Читаем Точка разрыва (рассказ о команде, которой нет) полностью

С кем только не сравнивали работягу Николаева — он и «мотор команды», и «бомбардировщик дальнего действия». С первых же минут майка на его плотном торсе делалась темнобордовой, на тренировках он их по пять менял — так потел. Если Аркадьев отправлял команду на кросс, старшим назначался именно Николаев, и дистанция пробегалась метр в метр, шаг в шаг. Остринку любил и в игре, и вне ее: ведь в команде (как у Твардовского) «не прожить без прибаутки, шутки самой немудрой». Розыгрыши его были беззлобны: по принципу «поди туда — не знаю, куда, принеси то — не знаю, что». Или — жены приедут на сбор, и одной он восхищенно, скрывая лукавство скажет: «Клавдия, а Клавдия, ты посмотри, какое у Зины платье замечательное, небось, у тебя такого нет»... И Клавдия мчит в номер к своей сумке...

Федотов... Не без трепета подступаем мы к форварду из предания. В канонической футбольной истории все идеально: получив в распоряжение двух таких виртуозов, как Федотов и Бобров, Аркадьев создал знаменитый сдвоенный центр, оставив молодого на острие, старшего же чуть оттянув, доверив и снабжение юного бомбардира, с чем благородно смирился Григорий Иванович, став и «гением паса». На деле же, как вспоминают близкие к делу, тень розни повисла-таки над линией атаки и к тренеру ходила делегация: «мы-де бегаем впустую, а эти самолюбы никак между собой не разберутся». Решение облегчилось (увы) все в том же роковом киевском матче — битый, преждевременно постаревший Федотов отошел назад отчасти потому, что берегся.
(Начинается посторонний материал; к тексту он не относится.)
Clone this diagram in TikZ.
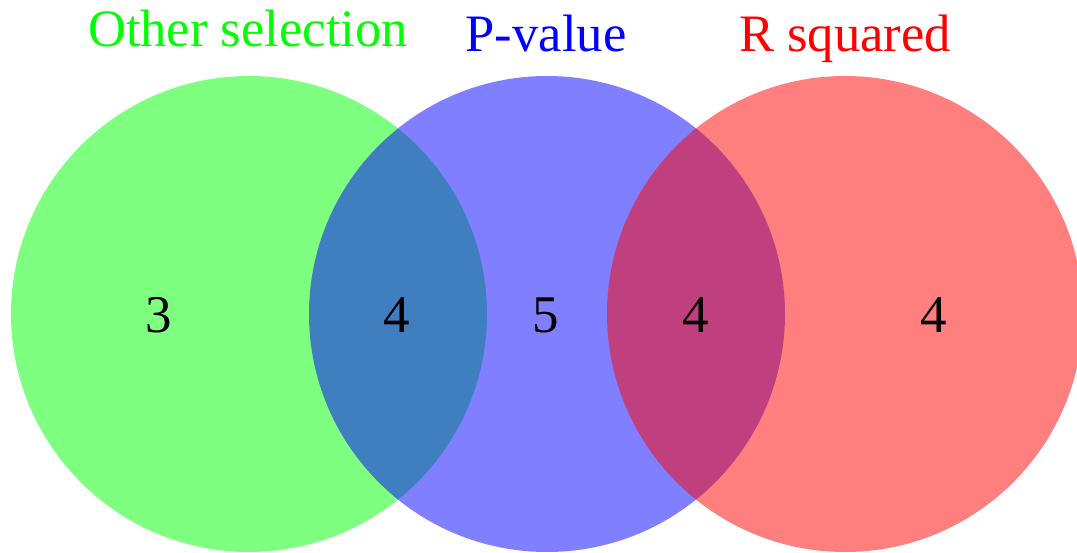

В 1949-м он уже один из тренеров, и Разинский рассказывал, как он с ним, мальчишкой, пятым вратарем, работал. Бил своими неповторимыми — с лета с поворотом (один из секретов здесь, быть может, в том, что у невысокого Федотова размер ноги сорок пятый). Бил, предварительно указывая, в какую точку целит (попадал без промаха), и предупреждая: «Не расшибись, дорогой». В этих словах и климат старого ЦДКА, и опасения увечного форварда. В последний раз Москва видела его в матче ветеранов — метров с тридцати разразился он своим ударом, забил гол, после чего, держась то за ногу, то за плечо, поясницу, попросил замену, — это было за месяц до смерти. Вот он каков был, а что опасался летать самолетом или, к примеру, побаивался ограбления своей квартиры (в дубле один игрочишка, приятель шпаны с Савеловского вокзала, нет-нет да и обронит, подначивая Федотова: «Кривой сказал: на Ленинградском классную хату сегодня берут».), что держался в сторонке от молодых, счастливых, не загадывающих на будущее... «Видели бы вы его без трусов и майки, — говорит Нырков. — Там же ноги неизвестно на чем держались — ни менисков, ни сухожилий, одна кожа. Тело — сплошь бинты. Я ему, бывало, предлагал шуткой: «Может, что привинтить?»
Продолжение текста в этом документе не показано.